In the newest episode of NeuGroup’s Strategic Finance Lab podcast, NeuGroup founder and CEO Joseph Neu talks with a man on a mission to bring more pricing transparency to corporate treasury teams that trade in the foreign exchange market. His name is Anders Nicolai Bakke, a serial entrepreneur who is the CEO and founder of Just Technologies, or Just for short. The fintech company started in Oslo, Norway in 2017, serves businesses in Europe and is now expanding into North America.

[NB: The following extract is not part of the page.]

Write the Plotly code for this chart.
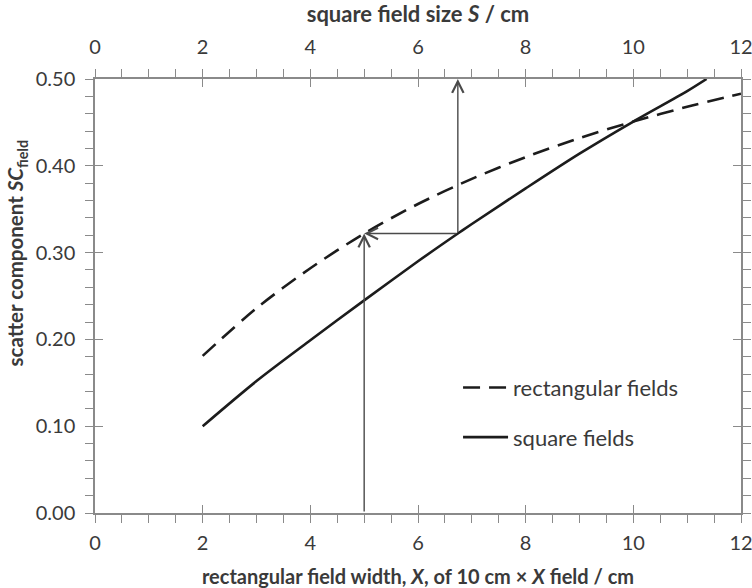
import plotly.graph_objects as go

# Scatter component versus field width
x_rect = [2, 3, 4, 5, 6, 7, 8, 9, 10, 11, 12]
sc_rect = [0.181, 0.236, 0.282, 0.322, 0.356, 0.385, 0.410, 0.432, 0.451, 0.468, 0.483]

x_square = [2, 3, 4, 5, 6, 6.74, 7, 8, 9, 10, 11, 11.36]
sc_square = [0.100, 0.152, 0.199, 0.245, 0.290, 0.322, 0.333, 0.374, 0.414, 0.451, 0.486, 0.500]

# Worked example: 10 cm x 5 cm field -> equivalent square S
example_x = 5.0
example_sc = 0.322
example_s = 6.74
sc_top = 0.50

x_ticks = [0, 2, 4, 6, 8, 10, 12]
y_ticks = [0.0, 0.1, 0.2, 0.3, 0.4, 0.5]

FONT = "Lato"
AX_COL = "#8a8a8a"
TXT_COL = "#3a3a3a"
LINE_COL = "#1c1c1c"

fig = go.Figure()

fig.add_trace(go.Scatter(
    x=x_rect, y=sc_rect, mode="lines", name="rectangular fields",
    line=dict(color=LINE_COL, width=2.6, dash="17px,9px", shape="spline", smoothing=0.8),
    legendgroup="a"))
fig.add_trace(go.Scatter(
    x=x_square, y=sc_square, mode="lines", name="square fields",
    line=dict(color=LINE_COL, width=2.6, shape="spline", smoothing=0.8), legendgroup="b"))

# empty traces so the overlay axes (inward major ticks, top labels) are drawn
fig.add_trace(go.Scatter(x=[], y=[], xaxis="x2", yaxis="y", showlegend=False, hoverinfo="skip"))
fig.add_trace(go.Scatter(x=[], y=[], xaxis="x", yaxis="y2", showlegend=False, hoverinfo="skip"))

tickfont = dict(family=FONT, size=20, color=TXT_COL)

fig.update_layout(
    width=752, height=588,
    margin=dict(l=95, r=11, t=79, b=75),
    paper_bgcolor="white", plot_bgcolor="white",
    font=dict(family=FONT, color=TXT_COL),
    showlegend=True,
    legend=dict(x=0.562, y=0.337, xanchor="left", yanchor="top",
                bgcolor="rgba(0,0,0,0)", font=dict(family=FONT, size=22, color=TXT_COL),
                traceorder="grouped", tracegroupgap=18, itemwidth=45),
    xaxis=dict(
        range=[0, 12], tickvals=x_ticks, ticks="outside", ticklen=8, tickwidth=1.3,
        tickcolor=AX_COL, showline=True, linecolor=AX_COL, linewidth=1.5,
        mirror="allticks", showgrid=False, zeroline=False, tickfont=tickfont,
        ticklabelstandoff=3, automargin=False, ticklabeloverflow="allow",
        minor=dict(dtick=0.5, ticks="outside", ticklen=5, tickwidth=1.2, tickcolor=AX_COL, showgrid=False),
        title=dict(text="<b>rectangular field width, <i>X</i>, of 10 cm × <i>X</i> field / cm</b>",
                   font=dict(family=FONT, size=20, color=TXT_COL), standoff=18),
    ),
    xaxis2=dict(
        range=[0, 12], tickvals=x_ticks, overlaying="x", side="top", anchor="y",
        ticks="inside", ticklen=8, tickwidth=1.3, tickcolor=AX_COL, mirror="ticks",
        showline=False, showgrid=False, zeroline=False, tickfont=tickfont,
        ticklabelstandoff=20, automargin=False, ticklabeloverflow="allow",
        title=dict(text="<b>square field size <i>S</i> / cm</b>",
                   font=dict(family=FONT, size=22, color=TXT_COL), standoff=8),
    ),
    yaxis=dict(
        range=[0, 0.5], tickvals=y_ticks, tickformat=".2f", ticks="outside", ticklen=8,
        tickwidth=1.3, tickcolor=AX_COL, showline=True, linecolor=AX_COL, linewidth=1.5,
        mirror="allticks", showgrid=False, zeroline=False, tickfont=tickfont,
        ticklabelstandoff=6, automargin=False, ticklabeloverflow="allow",
        minor=dict(dtick=0.02, ticks="outside", ticklen=5, tickwidth=1.2, tickcolor=AX_COL, showgrid=False),
    ),
    yaxis2=dict(
        range=[0, 0.5], tickvals=y_ticks, overlaying="y", side="left", anchor="x",
        ticks="inside", ticklen=8, tickwidth=1.3, tickcolor=AX_COL, mirror="ticks",
        showticklabels=False, showline=False, showgrid=False, zeroline=False, automargin=False,
    ),
)

# y-axis title
fig.add_annotation(
    text="<b>scatter component <i>SC</i><sub>field</sub></b>", textangle=-90,
    xref="paper", yref="paper", x=-0.121, y=0.60, xanchor="center", yanchor="middle",
    showarrow=False, font=dict(family=FONT, size=20.5, color=TXT_COL))

# reading arrows: up to the rectangular curve, across to the square curve, up to the S axis
arrows = [
    ((example_x, 0.0), (example_x, example_sc)),
    ((example_s, example_sc), (example_x, example_sc)),
    ((example_s, example_sc), (example_s, sc_top)),
]
for (x0, y0), (x1, y1) in arrows:
    fig.add_annotation(
        x=x1, y=y1, ax=x0, ay=y0, xref="x", yref="y", axref="x", ayref="y",
        showarrow=True, arrowhead=5, arrowsize=1.6, arrowwidth=1.4, arrowcolor="#4a4a4a",
        text="")

fig.write_html("out.html")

- As you’ll hear in the podcast, available on Apple and Spotify, Just offers corporate treasurers a data-driven trade cost analysis (TCA) solution with the goal of giving them more negotiating power with the banks that charge fees and earn profit margins from FX trades that global businesses use to translate revenues from one currency to another, as well as to hedge FX exposures.
- Mr. Bakke says banks have access to far more market knowledge and data than many customers—a disparity that for many large but especially medium-sized companies leads to what he describes as price discrimination. Of course, that conclusion is not how many bankers view what is a multi-layered and complex subject, a point Joseph raises and explores with Anders.
Anders Bakke
CEO, Just Technologies
In addition to TCA, you’ll hear another acronym in the podcast: MTF. It stands for multilateral trading facility, a European term for a trading system for transactions between multiple parties. In this context, it includes multi-dealer FX platforms like FX All, 360T and Bloomberg’s FX Go.
- One thing you won’t hear but might enjoy knowing is that for three years, Anders played professional bandy, a Nordic sport that’s a cross between ice hockey, field hockey and soccer. Some say bandy is the world’s fastest team sport. So maybe it’s no surprise that Anders is committed to creating what he thinks is a more fair and level FX playing field between corporates and banks.